Butter (for the dish)
3 1/2- to 4-pound butternut squash, halved and seeded
1 teaspoon olive oil
Salt and pepper, to taste
1/2 teaspoon nutmeg, or to taste
1 cup grated Gruyere cheese
2 eggs, separated
1 extra egg white
Pinch of salt
Squeeze lemon juice
1. Set the oven at 375 degrees. Generously butter a 4-cup souffle dish.
2. Brush the squash all over with oil, then sprinkle it with salt and pepper. Place it cut-side down in a baking dish and cook it for 30 minutes or until it is tender.

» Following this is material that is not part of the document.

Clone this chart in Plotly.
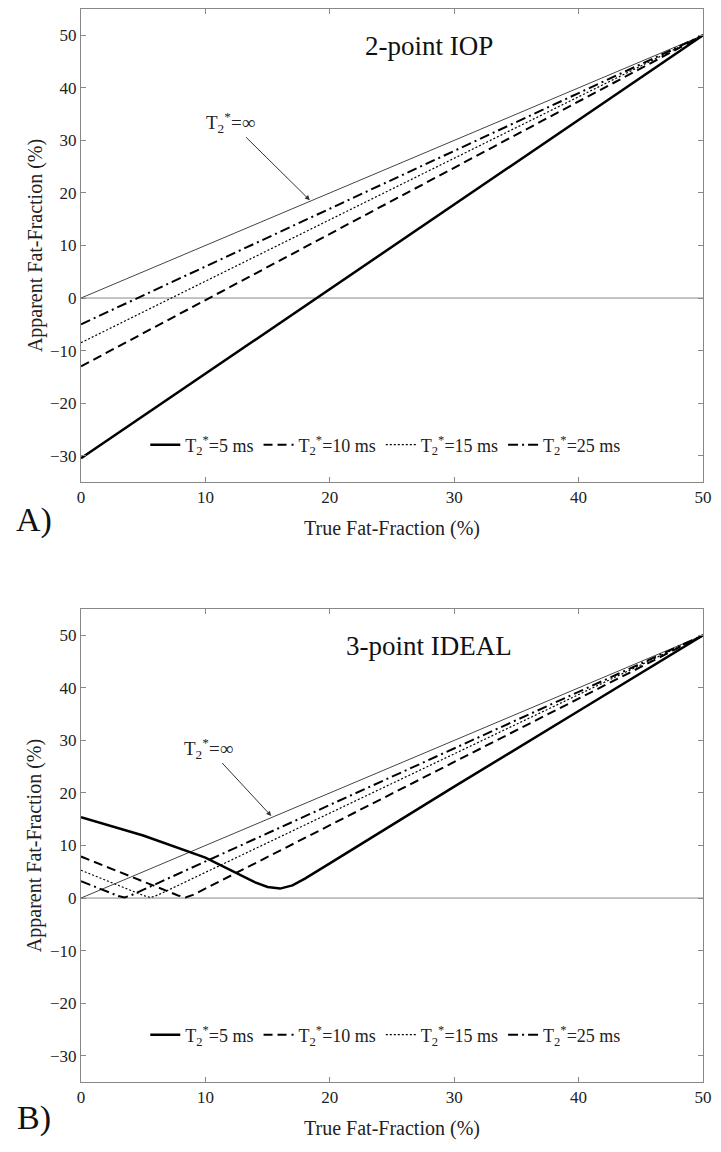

3. Spoon 2 1/2 cups of squash flesh into a skillet. Add the nutmeg and cook over medium-low heat for 10 to 15 minutes or just until the moisture evaporates. Remove the pan from heat and stir in the Gruyere.
4. In the bowl of a mixer, combine the puree with the yolks.
5. In a separate bowl, beat the 3 whites until they hold medium peaks. Add the salt and lemon juice and beat until stiff.
5. Stir half of the whites into the squash puree, then gently fold in the remaining whites.
6. Spoon the mixture into the prepared dish and set the dish in a baking pan. Add enough water to come halfway up the sides of the dish and bake for 20 to 25 minutes, until the top has puffed up and browned. Serve at once.